Exercise instructions - In this exercise, print only the lines of the records below from the one with "Reproduce this chart" through the one with "XAxis, YAxis, Label", inclusive. Pictures are not part of the copy.

---------- Information shown

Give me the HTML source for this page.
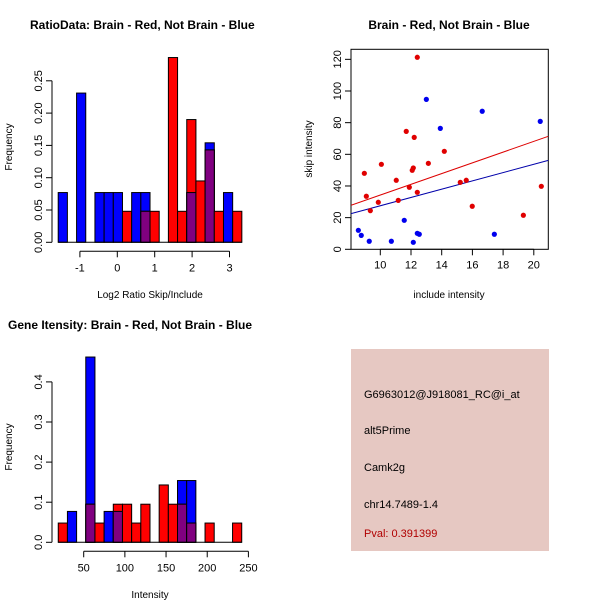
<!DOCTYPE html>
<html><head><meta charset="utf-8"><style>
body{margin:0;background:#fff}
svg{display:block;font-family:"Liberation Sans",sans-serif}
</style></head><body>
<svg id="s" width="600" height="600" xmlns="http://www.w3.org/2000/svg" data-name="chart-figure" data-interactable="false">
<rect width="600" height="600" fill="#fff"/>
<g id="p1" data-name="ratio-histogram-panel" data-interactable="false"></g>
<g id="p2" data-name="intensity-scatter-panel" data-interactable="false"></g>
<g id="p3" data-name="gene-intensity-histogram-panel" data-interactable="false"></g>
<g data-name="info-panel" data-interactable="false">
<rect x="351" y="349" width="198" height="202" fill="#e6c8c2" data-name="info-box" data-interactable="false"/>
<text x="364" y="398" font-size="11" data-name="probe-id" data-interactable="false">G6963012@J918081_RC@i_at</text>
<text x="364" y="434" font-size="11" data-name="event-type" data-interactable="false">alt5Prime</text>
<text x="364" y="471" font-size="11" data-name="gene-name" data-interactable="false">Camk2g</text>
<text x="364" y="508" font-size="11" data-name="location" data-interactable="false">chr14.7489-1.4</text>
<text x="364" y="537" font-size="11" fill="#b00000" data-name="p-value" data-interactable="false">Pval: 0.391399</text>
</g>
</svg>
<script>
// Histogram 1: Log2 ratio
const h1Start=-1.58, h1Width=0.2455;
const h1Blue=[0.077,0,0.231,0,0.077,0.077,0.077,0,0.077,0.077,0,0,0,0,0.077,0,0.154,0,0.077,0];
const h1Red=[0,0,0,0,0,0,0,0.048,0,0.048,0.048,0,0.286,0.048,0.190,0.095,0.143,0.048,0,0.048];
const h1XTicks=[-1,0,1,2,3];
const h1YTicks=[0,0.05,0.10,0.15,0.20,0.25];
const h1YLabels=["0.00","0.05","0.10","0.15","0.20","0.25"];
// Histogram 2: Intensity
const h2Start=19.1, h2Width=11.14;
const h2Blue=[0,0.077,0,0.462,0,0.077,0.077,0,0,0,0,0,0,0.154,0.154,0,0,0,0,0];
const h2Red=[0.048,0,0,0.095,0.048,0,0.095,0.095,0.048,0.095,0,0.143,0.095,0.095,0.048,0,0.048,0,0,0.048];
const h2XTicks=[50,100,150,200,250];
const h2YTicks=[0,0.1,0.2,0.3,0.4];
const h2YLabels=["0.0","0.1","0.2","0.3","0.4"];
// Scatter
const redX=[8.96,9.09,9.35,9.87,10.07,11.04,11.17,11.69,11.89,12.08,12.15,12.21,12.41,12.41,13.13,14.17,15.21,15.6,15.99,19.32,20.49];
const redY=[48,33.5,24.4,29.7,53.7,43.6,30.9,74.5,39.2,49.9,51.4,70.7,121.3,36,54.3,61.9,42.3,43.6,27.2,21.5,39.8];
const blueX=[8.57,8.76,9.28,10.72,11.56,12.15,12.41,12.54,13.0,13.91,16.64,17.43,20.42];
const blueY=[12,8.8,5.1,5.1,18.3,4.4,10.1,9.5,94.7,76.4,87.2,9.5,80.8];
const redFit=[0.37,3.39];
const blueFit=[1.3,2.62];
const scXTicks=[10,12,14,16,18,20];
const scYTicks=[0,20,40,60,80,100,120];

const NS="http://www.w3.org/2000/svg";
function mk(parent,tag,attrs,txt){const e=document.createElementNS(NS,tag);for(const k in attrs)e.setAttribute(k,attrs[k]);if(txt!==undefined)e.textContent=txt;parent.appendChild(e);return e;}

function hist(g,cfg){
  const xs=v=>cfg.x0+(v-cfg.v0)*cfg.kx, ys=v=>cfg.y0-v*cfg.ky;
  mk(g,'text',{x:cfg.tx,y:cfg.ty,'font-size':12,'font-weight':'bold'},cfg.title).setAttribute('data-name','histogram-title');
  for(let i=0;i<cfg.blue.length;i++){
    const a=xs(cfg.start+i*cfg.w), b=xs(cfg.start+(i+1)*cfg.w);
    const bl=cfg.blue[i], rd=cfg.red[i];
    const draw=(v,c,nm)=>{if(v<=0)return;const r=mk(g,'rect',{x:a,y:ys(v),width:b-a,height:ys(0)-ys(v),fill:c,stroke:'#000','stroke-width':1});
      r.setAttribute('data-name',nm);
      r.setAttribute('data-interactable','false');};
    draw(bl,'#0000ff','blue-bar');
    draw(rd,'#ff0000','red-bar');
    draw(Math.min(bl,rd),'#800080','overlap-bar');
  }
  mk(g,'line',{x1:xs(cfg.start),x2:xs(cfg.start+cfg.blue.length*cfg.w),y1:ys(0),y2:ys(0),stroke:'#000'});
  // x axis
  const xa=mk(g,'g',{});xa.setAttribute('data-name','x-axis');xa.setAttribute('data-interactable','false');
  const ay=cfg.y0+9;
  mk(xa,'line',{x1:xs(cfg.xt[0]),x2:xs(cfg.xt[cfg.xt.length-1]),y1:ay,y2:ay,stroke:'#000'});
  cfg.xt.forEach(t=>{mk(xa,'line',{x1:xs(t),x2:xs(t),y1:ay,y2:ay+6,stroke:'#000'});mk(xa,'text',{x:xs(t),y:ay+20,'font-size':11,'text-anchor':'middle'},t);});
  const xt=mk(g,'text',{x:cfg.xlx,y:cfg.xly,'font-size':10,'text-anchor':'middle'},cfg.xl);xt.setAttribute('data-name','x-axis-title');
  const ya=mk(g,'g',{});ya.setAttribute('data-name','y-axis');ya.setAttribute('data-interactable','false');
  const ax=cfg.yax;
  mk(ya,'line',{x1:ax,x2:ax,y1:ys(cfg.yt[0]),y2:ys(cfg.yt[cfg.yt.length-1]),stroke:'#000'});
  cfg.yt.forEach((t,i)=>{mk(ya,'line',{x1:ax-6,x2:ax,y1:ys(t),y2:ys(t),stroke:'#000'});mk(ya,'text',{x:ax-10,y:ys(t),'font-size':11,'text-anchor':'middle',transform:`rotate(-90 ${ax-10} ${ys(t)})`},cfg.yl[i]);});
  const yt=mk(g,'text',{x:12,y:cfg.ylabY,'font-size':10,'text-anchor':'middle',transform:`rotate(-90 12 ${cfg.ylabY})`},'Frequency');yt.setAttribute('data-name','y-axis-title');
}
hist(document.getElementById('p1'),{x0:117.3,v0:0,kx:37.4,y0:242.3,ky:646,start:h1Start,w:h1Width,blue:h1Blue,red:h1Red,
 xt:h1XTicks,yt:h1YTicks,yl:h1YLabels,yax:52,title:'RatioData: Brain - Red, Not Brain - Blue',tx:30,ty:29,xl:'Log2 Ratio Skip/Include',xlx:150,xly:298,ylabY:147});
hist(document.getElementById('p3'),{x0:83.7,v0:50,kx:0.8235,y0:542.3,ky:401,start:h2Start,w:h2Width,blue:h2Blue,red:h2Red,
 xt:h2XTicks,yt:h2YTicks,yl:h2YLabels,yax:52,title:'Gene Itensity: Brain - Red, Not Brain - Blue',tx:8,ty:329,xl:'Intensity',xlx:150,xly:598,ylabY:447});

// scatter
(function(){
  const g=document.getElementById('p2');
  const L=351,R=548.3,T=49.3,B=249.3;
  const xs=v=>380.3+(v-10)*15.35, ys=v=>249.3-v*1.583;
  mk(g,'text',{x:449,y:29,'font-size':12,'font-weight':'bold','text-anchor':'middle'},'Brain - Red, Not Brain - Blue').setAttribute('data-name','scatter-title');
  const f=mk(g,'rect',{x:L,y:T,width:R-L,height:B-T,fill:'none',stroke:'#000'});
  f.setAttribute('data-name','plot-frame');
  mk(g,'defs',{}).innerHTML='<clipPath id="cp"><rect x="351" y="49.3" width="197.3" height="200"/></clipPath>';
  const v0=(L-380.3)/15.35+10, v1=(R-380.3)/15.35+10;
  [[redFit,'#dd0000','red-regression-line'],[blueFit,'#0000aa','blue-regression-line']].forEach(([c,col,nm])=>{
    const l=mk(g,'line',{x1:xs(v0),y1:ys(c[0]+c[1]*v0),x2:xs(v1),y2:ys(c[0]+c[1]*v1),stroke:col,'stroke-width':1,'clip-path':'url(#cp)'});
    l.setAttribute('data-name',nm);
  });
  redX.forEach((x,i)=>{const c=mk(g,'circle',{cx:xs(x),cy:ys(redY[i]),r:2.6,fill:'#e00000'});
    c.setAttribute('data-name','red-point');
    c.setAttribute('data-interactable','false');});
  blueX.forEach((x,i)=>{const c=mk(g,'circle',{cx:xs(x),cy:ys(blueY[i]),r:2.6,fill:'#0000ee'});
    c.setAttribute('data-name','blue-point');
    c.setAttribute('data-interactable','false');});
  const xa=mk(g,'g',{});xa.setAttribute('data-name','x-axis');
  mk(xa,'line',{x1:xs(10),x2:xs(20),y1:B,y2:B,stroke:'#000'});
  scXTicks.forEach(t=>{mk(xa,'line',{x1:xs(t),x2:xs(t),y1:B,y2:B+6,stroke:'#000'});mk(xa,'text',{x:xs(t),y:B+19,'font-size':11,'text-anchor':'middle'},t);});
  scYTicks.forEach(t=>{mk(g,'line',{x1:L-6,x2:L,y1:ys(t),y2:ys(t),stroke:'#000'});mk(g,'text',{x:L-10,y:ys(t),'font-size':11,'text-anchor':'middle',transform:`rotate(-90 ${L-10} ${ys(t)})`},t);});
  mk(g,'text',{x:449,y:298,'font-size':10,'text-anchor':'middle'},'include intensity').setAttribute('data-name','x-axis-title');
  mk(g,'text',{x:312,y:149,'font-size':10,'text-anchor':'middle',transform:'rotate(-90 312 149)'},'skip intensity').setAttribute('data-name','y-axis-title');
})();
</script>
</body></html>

--------------------
---------- Information shown

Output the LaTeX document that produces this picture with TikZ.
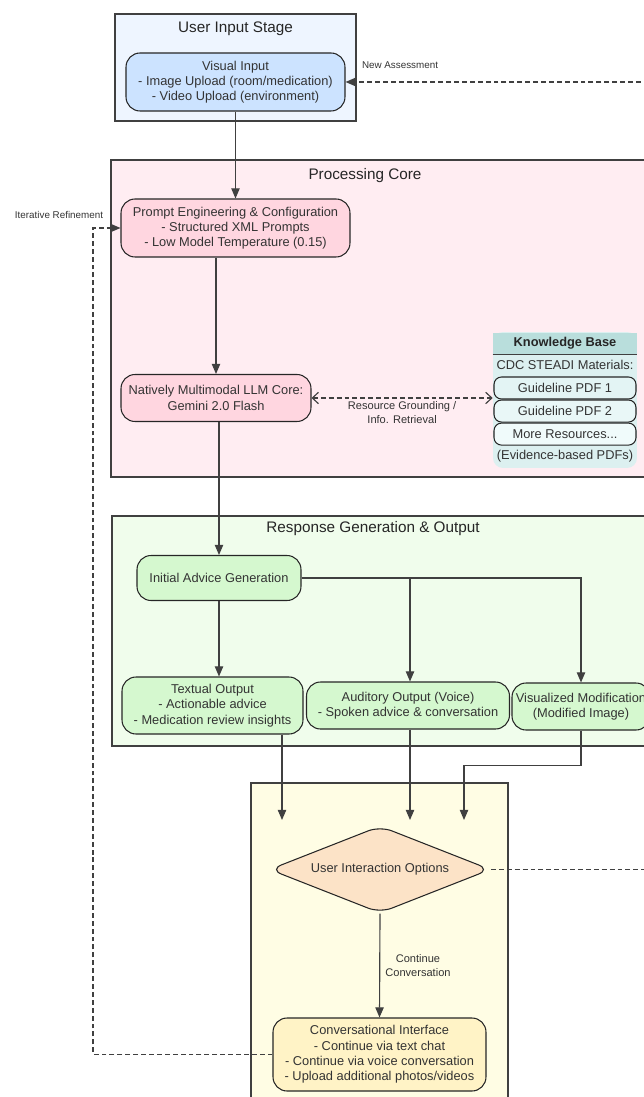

--------------------
---------- Information shown

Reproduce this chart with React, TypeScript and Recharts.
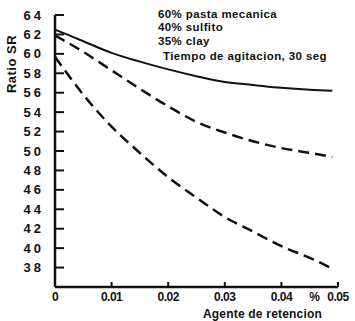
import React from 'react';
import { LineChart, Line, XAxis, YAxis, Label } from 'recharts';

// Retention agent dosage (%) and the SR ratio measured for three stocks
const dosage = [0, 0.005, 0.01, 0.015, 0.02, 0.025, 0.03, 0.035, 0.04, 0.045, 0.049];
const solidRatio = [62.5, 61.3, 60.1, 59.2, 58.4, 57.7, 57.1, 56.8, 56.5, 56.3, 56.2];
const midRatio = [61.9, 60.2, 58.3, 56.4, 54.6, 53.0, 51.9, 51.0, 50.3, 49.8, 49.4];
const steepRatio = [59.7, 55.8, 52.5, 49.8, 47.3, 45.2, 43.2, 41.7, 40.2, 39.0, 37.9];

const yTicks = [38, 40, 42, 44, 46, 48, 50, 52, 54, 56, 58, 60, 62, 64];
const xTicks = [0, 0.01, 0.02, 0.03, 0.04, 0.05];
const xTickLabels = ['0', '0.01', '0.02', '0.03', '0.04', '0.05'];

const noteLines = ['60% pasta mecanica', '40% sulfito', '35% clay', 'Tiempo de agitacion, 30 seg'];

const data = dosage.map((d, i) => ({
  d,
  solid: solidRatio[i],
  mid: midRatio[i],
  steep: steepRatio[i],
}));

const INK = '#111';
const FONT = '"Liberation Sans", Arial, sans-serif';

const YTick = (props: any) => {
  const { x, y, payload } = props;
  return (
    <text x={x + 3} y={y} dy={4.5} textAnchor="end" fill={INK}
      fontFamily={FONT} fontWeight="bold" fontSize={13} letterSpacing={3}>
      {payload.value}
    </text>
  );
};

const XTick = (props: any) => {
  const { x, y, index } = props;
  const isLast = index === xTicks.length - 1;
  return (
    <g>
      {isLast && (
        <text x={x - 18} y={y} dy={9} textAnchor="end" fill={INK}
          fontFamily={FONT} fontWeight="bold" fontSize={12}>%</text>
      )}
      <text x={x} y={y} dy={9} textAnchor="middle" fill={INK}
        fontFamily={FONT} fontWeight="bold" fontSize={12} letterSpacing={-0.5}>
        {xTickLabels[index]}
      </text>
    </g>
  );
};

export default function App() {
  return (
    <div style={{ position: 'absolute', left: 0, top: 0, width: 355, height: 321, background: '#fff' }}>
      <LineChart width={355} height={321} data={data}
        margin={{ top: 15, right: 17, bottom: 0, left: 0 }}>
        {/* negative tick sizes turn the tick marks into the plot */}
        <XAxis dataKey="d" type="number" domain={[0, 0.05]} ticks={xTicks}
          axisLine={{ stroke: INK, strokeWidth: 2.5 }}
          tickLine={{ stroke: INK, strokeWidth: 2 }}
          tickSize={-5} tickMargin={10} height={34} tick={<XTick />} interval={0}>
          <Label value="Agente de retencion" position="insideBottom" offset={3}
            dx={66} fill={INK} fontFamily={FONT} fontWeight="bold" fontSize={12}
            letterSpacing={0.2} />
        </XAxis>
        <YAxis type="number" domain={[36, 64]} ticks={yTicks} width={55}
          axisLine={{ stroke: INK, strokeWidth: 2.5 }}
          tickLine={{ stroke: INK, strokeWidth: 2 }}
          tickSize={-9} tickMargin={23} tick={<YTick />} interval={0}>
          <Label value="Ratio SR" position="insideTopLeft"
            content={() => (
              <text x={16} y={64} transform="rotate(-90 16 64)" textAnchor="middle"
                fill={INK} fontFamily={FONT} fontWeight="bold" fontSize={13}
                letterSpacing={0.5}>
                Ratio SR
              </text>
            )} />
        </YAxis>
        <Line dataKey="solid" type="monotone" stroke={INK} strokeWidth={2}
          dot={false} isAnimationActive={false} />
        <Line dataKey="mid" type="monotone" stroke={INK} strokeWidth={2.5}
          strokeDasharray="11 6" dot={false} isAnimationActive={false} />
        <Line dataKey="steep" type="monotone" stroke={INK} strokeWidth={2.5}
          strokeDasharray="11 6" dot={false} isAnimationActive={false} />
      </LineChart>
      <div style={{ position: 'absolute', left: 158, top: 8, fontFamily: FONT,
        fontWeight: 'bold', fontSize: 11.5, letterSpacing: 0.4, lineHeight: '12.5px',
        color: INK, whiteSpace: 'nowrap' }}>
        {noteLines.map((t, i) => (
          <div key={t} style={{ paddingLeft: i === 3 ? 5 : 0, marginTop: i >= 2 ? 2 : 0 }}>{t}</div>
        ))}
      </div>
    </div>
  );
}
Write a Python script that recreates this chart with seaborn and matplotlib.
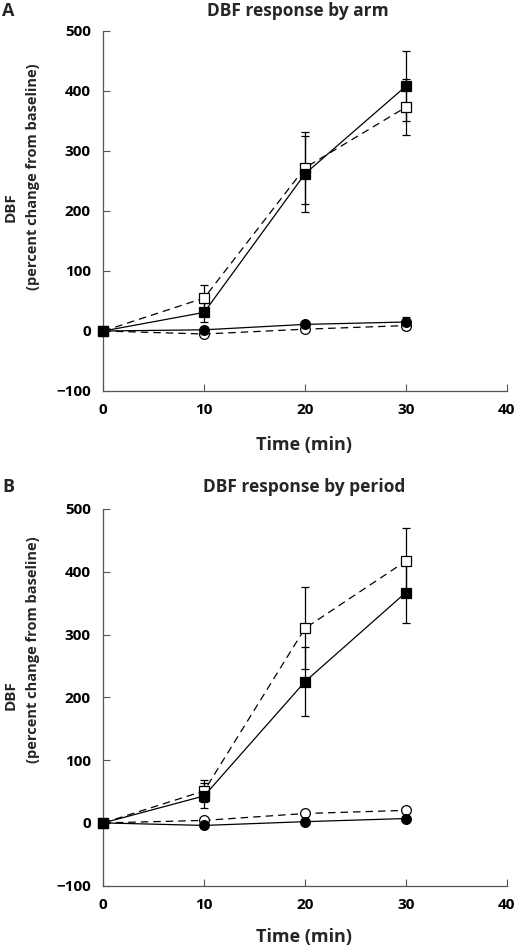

--------------------

Worked answer -
Reproduce this chart with React, TypeScript and Recharts.
import React from 'react';
import { LineChart, Line, XAxis, YAxis, Label } from 'recharts';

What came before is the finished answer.